>> Start

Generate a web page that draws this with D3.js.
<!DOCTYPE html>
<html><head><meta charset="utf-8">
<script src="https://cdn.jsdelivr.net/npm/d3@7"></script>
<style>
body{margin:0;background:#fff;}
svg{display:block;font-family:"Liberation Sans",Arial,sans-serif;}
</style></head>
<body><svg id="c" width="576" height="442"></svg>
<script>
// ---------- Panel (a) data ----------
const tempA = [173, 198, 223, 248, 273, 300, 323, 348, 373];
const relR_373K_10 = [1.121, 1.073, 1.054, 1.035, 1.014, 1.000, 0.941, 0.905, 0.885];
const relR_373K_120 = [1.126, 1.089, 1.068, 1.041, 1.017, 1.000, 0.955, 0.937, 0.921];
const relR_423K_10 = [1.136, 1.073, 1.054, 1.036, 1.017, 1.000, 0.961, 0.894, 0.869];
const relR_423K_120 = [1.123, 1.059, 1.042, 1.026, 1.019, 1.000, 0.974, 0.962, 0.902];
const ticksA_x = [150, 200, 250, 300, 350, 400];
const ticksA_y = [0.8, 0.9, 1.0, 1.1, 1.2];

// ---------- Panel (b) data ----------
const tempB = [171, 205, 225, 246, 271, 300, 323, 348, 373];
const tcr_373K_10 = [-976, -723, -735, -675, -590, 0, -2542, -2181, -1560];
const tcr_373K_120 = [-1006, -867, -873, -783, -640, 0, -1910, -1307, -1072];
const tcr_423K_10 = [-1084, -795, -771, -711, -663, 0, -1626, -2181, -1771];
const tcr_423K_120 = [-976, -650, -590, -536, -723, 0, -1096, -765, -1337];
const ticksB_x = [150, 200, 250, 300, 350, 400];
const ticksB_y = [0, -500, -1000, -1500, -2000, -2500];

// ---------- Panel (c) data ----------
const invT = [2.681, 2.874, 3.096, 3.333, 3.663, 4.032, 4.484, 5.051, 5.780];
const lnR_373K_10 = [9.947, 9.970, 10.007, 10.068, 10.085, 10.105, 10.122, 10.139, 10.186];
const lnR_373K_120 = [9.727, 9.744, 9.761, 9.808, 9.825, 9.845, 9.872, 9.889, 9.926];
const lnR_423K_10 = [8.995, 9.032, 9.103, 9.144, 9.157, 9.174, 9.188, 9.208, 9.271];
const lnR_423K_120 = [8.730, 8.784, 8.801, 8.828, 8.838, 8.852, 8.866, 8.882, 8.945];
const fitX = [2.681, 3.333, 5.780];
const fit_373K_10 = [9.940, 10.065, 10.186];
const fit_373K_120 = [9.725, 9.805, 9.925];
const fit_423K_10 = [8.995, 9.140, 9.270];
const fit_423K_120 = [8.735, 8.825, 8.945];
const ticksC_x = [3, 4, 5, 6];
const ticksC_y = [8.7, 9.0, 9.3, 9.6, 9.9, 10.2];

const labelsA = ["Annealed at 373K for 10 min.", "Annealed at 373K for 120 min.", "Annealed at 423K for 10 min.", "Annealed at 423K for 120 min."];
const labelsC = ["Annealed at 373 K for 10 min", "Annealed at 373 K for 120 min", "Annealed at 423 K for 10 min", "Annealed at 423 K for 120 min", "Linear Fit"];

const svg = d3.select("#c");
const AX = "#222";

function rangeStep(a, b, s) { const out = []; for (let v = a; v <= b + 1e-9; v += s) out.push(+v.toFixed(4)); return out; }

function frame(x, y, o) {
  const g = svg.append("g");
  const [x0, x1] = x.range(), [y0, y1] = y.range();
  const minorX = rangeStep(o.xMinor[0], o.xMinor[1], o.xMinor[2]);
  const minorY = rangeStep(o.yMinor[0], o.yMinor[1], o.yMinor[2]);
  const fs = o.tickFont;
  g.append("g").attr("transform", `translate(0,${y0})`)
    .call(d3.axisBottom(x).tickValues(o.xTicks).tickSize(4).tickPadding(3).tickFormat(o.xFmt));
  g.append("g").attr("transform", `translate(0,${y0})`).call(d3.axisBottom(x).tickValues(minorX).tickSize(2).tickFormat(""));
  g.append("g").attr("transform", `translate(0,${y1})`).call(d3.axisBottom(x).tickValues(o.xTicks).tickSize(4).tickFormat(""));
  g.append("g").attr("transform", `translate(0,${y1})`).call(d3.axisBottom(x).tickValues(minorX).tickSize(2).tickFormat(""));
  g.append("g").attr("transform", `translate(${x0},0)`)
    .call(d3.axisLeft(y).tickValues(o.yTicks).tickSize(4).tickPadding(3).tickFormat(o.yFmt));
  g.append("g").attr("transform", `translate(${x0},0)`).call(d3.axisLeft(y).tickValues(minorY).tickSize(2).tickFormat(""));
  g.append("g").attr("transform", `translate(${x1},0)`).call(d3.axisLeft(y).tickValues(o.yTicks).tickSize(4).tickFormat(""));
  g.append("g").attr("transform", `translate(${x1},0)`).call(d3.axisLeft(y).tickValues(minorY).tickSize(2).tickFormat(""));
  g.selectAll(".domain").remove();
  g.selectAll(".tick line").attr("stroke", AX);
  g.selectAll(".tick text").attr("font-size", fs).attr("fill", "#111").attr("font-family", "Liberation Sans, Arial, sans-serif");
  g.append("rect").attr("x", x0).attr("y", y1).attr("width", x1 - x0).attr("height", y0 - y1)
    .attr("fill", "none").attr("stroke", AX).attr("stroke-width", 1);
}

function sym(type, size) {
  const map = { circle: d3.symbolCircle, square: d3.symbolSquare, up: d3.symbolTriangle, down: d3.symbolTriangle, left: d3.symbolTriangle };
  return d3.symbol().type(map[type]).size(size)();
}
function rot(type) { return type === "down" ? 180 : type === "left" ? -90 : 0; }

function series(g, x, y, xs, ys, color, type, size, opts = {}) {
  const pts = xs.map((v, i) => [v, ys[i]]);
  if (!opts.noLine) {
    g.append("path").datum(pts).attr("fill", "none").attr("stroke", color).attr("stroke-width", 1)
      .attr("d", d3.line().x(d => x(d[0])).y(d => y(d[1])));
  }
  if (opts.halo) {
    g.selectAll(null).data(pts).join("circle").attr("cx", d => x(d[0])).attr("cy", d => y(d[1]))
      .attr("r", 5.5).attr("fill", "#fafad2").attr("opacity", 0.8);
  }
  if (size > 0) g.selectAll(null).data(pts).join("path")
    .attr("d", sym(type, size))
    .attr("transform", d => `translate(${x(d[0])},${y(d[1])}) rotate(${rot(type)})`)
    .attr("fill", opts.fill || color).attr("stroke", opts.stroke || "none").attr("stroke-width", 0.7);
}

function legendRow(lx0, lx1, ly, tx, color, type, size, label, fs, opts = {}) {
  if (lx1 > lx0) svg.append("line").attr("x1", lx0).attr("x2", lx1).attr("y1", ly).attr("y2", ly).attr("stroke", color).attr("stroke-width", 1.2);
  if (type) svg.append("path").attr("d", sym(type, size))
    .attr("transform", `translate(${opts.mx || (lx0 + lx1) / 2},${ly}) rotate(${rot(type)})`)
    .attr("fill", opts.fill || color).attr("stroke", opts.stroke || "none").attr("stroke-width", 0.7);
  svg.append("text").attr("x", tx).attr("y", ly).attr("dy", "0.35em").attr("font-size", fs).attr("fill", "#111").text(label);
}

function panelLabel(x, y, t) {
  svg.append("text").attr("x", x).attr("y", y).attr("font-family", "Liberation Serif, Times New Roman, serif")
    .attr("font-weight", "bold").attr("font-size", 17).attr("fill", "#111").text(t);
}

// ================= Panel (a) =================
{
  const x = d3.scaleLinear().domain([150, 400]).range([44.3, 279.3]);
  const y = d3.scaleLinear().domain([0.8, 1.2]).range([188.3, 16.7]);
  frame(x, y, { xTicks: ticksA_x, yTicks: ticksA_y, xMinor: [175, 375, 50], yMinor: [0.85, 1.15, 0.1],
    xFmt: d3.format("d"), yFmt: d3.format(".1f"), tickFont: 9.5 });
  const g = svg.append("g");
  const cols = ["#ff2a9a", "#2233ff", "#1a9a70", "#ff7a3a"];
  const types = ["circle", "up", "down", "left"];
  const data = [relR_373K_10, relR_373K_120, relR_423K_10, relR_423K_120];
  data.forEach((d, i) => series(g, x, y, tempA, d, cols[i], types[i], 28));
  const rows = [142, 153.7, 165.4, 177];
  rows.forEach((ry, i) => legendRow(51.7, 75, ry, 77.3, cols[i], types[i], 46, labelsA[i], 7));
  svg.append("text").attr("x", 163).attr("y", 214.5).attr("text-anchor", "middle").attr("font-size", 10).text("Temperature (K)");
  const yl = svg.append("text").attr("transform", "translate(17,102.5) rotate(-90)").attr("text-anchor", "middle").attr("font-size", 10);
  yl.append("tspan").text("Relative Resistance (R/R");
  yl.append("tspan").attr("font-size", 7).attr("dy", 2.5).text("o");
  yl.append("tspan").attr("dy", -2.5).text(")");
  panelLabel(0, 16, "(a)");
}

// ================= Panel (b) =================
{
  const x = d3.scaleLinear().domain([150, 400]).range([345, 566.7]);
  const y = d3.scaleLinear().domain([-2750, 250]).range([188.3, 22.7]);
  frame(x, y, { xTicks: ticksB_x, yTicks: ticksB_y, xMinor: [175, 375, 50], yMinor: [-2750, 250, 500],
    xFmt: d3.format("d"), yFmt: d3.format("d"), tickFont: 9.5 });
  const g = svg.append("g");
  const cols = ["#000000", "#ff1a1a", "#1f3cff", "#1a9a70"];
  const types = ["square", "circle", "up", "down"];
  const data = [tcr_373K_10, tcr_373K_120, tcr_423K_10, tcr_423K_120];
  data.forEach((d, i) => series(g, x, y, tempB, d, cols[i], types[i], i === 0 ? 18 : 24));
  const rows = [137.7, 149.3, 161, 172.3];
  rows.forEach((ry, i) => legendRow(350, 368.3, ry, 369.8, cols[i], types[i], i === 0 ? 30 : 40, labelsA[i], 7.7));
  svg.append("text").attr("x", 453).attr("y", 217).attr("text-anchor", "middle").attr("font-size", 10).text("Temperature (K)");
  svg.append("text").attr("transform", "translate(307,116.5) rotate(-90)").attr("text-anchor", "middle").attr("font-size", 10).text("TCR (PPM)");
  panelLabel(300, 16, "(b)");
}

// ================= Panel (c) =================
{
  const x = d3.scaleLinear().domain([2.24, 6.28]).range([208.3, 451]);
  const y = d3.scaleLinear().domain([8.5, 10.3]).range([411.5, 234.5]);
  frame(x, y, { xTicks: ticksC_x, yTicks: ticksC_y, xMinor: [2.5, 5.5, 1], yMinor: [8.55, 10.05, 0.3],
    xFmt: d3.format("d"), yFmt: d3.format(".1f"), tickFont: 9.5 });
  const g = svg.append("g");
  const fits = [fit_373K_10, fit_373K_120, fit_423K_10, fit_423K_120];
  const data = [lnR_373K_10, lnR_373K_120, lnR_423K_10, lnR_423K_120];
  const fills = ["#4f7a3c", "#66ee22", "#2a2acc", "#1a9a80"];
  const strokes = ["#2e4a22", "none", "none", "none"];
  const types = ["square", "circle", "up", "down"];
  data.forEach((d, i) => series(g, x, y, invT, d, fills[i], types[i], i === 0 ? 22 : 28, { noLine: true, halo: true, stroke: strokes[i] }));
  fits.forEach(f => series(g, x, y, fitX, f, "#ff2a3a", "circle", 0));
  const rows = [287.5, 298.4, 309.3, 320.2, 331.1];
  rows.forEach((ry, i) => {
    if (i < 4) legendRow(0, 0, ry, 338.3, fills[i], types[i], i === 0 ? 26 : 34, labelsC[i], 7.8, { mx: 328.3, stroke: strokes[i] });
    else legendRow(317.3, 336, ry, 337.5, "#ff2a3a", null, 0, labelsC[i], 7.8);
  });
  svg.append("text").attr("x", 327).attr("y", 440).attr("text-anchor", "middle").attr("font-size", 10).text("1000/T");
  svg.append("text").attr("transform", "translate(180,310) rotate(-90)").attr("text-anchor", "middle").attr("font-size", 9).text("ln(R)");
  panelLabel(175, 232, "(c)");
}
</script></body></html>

>> End

- **GOAL OF THE EXERCISE**
Please write out exactly the lines from the start of the data through the line that contains "const ticksB_y = [0, -500, -1000, -1500, -2000, -2500];", both ends included, and nothing else.

- **EXERCISE RESULT**
Generate a web page that draws this with D3.js.
<!DOCTYPE html>
<html><head><meta charset="utf-8">
<script src="https://cdn.jsdelivr.net/npm/d3@7"></script>
<style>
body{margin:0;background:#fff;}
svg{display:block;font-family:"Liberation Sans",Arial,sans-serif;}
</style></head>
<body><svg id="c" width="576" height="442"></svg>
<script>
// ---------- Panel (a) data ----------
const tempA = [173, 198, 223, 248, 273, 300, 323, 348, 373];
const relR_373K_10 = [1.121, 1.073, 1.054, 1.035, 1.014, 1.000, 0.941, 0.905, 0.885];
const relR_373K_120 = [1.126, 1.089, 1.068, 1.041, 1.017, 1.000, 0.955, 0.937, 0.921];
const relR_423K_10 = [1.136, 1.073, 1.054, 1.036, 1.017, 1.000, 0.961, 0.894, 0.869];
const relR_423K_120 = [1.123, 1.059, 1.042, 1.026, 1.019, 1.000, 0.974, 0.962, 0.902];
const ticksA_x = [150, 200, 250, 300, 350, 400];
const ticksA_y = [0.8, 0.9, 1.0, 1.1, 1.2];

// ---------- Panel (b) data ----------
const tempB = [171, 205, 225, 246, 271, 300, 323, 348, 373];
const tcr_373K_10 = [-976, -723, -735, -675, -590, 0, -2542, -2181, -1560];
const tcr_373K_120 = [-1006, -867, -873, -783, -640, 0, -1910, -1307, -1072];
const tcr_423K_10 = [-1084, -795, -771, -711, -663, 0, -1626, -2181, -1771];
const tcr_423K_120 = [-976, -650, -590, -536, -723, 0, -1096, -765, -1337];
const ticksB_x = [150, 200, 250, 300, 350, 400];
const ticksB_y = [0, -500, -1000, -1500, -2000, -2500];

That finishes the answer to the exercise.